Stablecoins are designed to have a more stable value compared to traditional cryptocurrencies by being pegged to fiat currencies like the US dollar or other assets like gold. The goal is to allow stablecoins to benefit from the advantages of being a cryptocurrency without the extreme volatility. If traditional cryptocurrencies are likened to investing in a high-risk stock, stablecoins are akin to withdrawing cash from an ATM.
There are four main types of stablecoins in the crypto world, and we will delve into them later in the article: fiat-backed, crypto-backed, commodity-backed, and algorithmic.
The recent events with UST and LUNA have been strongly felt throughout the majority of the market. At the end of this article, I believe you will have some insight into which stablecoin to trust more and when to prefer one over the other. But before that, let's take a look at how stablecoins work.
How Stablecoins Work
A. Fiat-Backed Stablecoins
This is the most common type of stablecoin, backed or collateralized by a fiat currency. What does this mean?
Fiat-backed stablecoins are backed 1:1, meaning each stablecoin is backed by an equivalent amount of fiat currency. For example, for every stablecoin in existence, there is real fiat currency held in a bank account as collateral, off-chain. When we redeem the stablecoin on the blockchain for fiat at our bank, the stablecoins left behind are burned, ensuring the balance of supply and fiat currency.
However, in reality, this may not always be the case.
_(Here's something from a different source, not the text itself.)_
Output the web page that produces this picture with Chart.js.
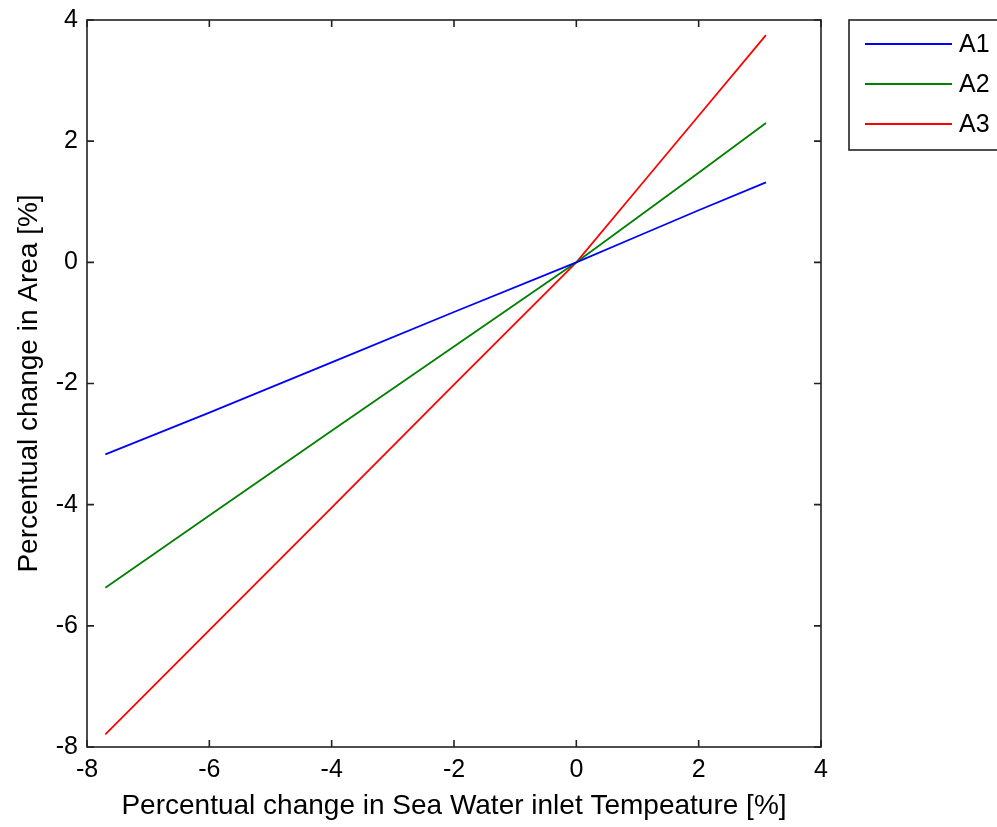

Tether (USDT), for instance, was proven not to be 1:1 until 2019, revealing that only 10% of its reserves were backed. So, while the theory is sound, the practice might differ. Examples of fiat-backed stablecoins include BUSD, USDC, and USDT.
B. Crypto-Backed Stablecoins
Crypto-backed stablecoins are supported by other cryptocurrencies. In this case, there's no need for real fiat currency as collateral; everything is on-chain, creating a theoretically decentralized structure.
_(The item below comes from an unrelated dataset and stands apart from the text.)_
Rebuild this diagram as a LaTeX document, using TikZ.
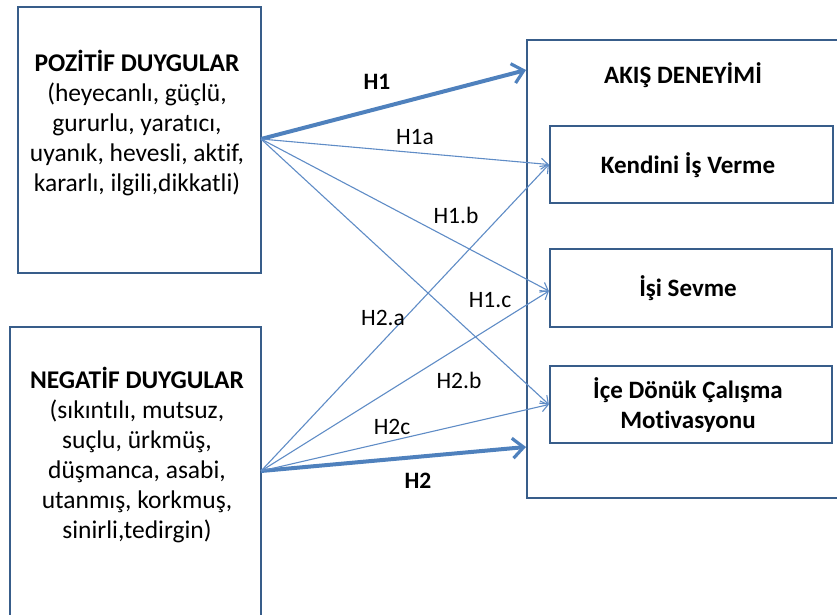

For example, to acquire a stablecoin worth $500, you would need to deposit $1000 worth of Bitcoin (or any other cryptocurrency). In this scenario, stablecoins are now 200% collateralized, and even in the event of a 25% price drop, the $500 stablecoins are collateralized with $750 worth of BTC. However, if the price of the collateralized cryptocurrency drops, the stablecoin will be automatically destroyed, ensuring stability. These types of stablecoins often use multiple cryptocurrencies as collateral to diversify risk. The most popular example of a crypto-backed stablecoin is Dai.
C. Commodity-Backed Stablecoins
Commodity-backed stablecoins are supported by other interchangeable valuable assets. The most common collateral is gold, but stablecoins backed by other commodities like real estate, oil, and various precious metals also exist.
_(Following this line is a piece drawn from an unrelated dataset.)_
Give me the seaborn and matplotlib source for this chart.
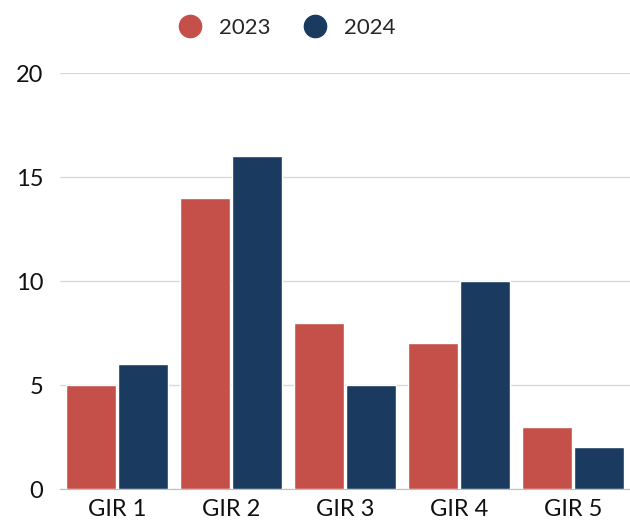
import pandas as pd
import seaborn as sns
import matplotlib.pyplot as plt
from matplotlib.lines import Line2D

groups = ["GIR 1", "GIR 2", "GIR 3", "GIR 4", "GIR 5"]
vals_2023 = [5, 14, 8, 7, 3]
vals_2024 = [6, 16, 5, 10, 2]
years = ["2023", "2024"]
colors = ["#C5504A", "#1A3A5F"]

df = pd.DataFrame({
    "Groupe": groups * 2,
    "Année": [years[0]] * 5 + [years[1]] * 5,
    "Valeur": vals_2023 + vals_2024,
})

sns.set_style("white")
plt.rcParams['font.family'] = ['Lato', 'DejaVu Sans']

fig = plt.figure(figsize=(6.3, 5.23), dpi=100)
ax = fig.add_axes([0.095, 0.065, 0.905, 0.795])

sns.barplot(data=df, x="Groupe", y="Valeur", hue="Année", palette=colors,
            saturation=1, width=0.92, gap=0.05, ax=ax, legend=False, zorder=3)

ax.set_ylim(0, 20)
ax.set_yticks([0, 5, 10, 15, 20])
ax.yaxis.grid(True, color="#d9d9d9", linewidth=1, zorder=0)
ax.set_xlabel("")
ax.set_ylabel("")
for s in ["top", "right", "left"]:
    ax.spines[s].set_visible(False)
ax.spines["bottom"].set_color("#bfbfbf")
ax.tick_params(axis="both", length=0, labelsize=17, colors="#111111", pad=7)
ax.tick_params(axis="y", pad=12)

handles = [Line2D([], [], marker="o", linestyle="", markersize=16,
                  markerfacecolor=c, markeredgecolor=c) for c in colors]
fig.legend(handles, years, loc="center", bbox_to_anchor=(0.447, 0.947),
           ncol=2, frameon=False, fontsize=16, handletextpad=0.3,
           columnspacing=1.0)

fig.savefig("out.png", dpi=100)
An example is Digix Gold (DGX), where 1 DGX represents 1 gram of gold, backed by the Ethereum network. The gold is stored in a vault in Singapore and undergoes audits every three months. Another example is PAX Gold (PAXG).
D. Algorithmic Stablecoins
Algorithmic stablecoins do not use fiat or cryptocurrencies as collateral. Instead, they rely on specialized algorithms and smart contracts to manage token supply and maintain price stability. Examples of these stablecoins include UST, AMPL, BAC, and UXD. In an algorithmic stablecoin system, when the market price falls below the fiat currency it tracks, the circulating token supply is reduced. Conversely, if the token price surpasses the tracked fiat currency's price, new tokens are minted to adjust the stablecoin's value downward.
While algorithmic stablecoins seem theoretically perfect, none have consistently achieved stability. The recent collapse of UST has raised doubts about the future of some algorithmic stablecoins, despite their seemingly decentralized nature.
In conclusion, each type of stablecoin has its own advantages and disadvantages. The choice between them depends on the specific use case and individual preferences. For instance, fiat-backed stablecoins may offer a more direct link to traditional currencies but involve centralization risks. On the other hand, algorithmic stablecoins aim for decentralization but face challenges in maintaining stability. It's essential to carefully evaluate the features and mechanisms of each stablecoin before choosing one for your needs.